_WORK INSTRUCTIONS_
Print only the lines from the top of the data through the line with "import plotly.graph_objects as go", both included, skipping every picture.

_DATASET SECTION_
--- START ---
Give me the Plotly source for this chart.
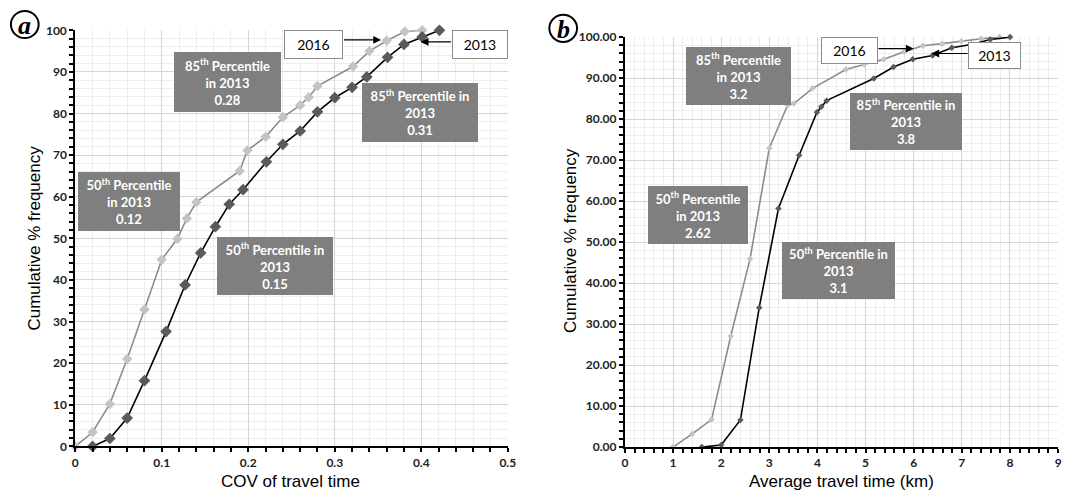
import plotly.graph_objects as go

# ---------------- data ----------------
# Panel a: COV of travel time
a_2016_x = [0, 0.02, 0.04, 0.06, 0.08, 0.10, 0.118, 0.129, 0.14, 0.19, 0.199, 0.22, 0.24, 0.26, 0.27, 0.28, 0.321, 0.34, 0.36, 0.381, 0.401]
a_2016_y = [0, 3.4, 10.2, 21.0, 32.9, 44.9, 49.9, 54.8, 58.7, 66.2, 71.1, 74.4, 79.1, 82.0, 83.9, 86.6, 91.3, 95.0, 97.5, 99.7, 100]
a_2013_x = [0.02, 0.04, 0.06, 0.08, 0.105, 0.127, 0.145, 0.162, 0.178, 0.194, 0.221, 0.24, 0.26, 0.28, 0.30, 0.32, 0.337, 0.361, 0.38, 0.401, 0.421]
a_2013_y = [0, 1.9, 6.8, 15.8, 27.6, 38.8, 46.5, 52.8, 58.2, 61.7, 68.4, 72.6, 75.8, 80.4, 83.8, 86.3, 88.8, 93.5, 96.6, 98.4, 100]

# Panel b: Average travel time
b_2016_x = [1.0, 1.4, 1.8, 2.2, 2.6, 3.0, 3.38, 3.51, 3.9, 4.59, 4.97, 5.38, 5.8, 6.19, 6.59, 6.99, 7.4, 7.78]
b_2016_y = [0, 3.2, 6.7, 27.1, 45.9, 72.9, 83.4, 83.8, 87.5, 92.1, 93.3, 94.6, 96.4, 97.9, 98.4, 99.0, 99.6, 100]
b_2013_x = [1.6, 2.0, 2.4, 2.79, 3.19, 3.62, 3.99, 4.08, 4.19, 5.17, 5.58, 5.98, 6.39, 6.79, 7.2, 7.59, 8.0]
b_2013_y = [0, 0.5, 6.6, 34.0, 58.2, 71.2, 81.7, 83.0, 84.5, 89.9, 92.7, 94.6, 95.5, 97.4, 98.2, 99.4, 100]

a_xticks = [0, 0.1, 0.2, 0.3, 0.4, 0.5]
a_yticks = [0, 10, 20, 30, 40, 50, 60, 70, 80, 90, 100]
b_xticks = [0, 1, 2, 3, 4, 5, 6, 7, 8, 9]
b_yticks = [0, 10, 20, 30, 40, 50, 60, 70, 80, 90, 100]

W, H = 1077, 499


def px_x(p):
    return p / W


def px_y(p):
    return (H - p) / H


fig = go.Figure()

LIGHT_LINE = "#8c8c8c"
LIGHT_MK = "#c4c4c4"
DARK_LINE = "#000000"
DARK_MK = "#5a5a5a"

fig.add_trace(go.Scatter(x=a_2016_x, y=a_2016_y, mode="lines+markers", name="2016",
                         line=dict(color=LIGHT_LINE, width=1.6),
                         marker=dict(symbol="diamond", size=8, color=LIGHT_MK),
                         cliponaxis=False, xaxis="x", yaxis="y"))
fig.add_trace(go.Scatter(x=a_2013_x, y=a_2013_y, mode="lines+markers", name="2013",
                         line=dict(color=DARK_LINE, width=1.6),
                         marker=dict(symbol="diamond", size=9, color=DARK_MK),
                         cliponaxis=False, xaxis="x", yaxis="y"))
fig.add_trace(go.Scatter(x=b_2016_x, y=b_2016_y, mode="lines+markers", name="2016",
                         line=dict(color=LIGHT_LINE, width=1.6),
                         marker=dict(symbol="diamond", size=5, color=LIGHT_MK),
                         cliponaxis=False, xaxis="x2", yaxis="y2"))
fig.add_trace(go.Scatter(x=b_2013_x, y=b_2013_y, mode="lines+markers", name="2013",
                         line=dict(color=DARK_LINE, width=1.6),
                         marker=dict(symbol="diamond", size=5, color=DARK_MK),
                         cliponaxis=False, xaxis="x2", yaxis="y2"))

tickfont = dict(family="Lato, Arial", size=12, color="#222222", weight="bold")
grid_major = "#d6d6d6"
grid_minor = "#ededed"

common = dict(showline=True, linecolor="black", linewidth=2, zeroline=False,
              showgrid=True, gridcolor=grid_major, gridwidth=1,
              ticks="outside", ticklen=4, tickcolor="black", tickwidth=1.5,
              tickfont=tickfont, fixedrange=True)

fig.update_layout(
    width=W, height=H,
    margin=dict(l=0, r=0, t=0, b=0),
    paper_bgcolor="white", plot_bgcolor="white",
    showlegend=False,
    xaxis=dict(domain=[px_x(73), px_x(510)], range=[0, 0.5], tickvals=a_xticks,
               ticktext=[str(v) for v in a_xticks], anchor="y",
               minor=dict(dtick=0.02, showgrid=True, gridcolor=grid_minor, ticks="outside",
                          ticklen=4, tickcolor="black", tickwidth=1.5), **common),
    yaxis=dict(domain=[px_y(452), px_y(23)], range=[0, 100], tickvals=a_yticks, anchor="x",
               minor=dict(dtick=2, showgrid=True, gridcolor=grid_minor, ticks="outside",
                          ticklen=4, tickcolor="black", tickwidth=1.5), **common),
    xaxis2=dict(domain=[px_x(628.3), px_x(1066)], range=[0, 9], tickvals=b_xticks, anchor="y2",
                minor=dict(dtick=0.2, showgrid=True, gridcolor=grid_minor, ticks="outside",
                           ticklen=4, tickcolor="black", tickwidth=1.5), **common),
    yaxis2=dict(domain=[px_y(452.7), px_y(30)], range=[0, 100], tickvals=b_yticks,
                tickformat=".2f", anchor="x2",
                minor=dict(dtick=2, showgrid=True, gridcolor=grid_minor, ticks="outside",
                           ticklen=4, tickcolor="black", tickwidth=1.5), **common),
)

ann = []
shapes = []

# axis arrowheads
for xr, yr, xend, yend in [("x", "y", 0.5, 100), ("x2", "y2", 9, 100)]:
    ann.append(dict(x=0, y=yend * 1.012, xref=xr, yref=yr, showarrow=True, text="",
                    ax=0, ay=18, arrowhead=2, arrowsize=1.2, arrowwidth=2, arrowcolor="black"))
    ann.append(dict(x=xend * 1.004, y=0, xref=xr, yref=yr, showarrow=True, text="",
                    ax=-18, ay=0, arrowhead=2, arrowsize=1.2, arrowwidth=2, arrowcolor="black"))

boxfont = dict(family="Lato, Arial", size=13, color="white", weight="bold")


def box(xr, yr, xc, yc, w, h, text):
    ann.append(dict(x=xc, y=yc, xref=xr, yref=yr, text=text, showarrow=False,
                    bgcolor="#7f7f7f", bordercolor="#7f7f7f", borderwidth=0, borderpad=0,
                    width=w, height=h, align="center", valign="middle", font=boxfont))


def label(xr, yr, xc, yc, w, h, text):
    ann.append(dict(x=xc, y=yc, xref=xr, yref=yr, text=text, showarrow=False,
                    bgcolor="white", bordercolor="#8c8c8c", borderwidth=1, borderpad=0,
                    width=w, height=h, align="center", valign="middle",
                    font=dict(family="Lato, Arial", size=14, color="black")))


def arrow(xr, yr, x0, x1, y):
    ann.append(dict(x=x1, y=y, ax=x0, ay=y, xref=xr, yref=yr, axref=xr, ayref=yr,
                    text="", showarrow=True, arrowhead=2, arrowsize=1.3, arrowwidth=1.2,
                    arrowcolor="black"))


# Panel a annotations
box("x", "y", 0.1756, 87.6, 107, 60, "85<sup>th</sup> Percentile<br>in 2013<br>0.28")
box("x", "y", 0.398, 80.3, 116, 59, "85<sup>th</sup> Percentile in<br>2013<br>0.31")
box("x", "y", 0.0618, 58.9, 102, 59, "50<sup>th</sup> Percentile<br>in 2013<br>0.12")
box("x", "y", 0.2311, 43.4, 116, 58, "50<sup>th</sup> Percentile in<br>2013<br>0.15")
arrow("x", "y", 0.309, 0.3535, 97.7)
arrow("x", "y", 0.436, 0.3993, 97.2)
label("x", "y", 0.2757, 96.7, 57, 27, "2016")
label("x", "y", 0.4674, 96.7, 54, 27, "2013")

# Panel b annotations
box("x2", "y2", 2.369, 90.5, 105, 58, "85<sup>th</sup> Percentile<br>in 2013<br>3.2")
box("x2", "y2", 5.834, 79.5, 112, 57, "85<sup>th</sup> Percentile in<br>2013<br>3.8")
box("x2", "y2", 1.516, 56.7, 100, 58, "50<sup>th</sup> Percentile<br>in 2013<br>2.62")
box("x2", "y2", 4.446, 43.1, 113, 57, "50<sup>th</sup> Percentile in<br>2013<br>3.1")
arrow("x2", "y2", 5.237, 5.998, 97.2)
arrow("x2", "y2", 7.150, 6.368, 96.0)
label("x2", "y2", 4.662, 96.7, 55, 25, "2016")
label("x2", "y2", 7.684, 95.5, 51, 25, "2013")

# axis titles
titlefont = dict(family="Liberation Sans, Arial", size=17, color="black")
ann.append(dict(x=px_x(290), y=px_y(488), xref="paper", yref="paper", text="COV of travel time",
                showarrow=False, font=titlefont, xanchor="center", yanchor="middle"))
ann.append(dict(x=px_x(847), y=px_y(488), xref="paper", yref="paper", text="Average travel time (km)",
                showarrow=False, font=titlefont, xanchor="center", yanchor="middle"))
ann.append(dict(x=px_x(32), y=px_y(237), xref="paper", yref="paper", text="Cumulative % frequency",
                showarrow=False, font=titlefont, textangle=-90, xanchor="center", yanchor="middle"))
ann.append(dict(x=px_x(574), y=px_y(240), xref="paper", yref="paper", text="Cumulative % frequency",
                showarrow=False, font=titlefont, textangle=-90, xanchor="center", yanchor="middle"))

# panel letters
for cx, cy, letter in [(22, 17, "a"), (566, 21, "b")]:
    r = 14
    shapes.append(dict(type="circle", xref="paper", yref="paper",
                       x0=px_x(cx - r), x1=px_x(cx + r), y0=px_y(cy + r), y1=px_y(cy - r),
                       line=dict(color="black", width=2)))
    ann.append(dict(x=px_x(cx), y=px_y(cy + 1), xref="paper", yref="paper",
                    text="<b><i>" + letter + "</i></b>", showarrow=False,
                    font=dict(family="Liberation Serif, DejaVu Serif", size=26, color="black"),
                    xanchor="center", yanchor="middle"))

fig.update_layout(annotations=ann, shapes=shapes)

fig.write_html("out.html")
--- END ---
_ANSWER TO THE PROBLEM_
Give me the Plotly source for this chart.
import plotly.graph_objects as go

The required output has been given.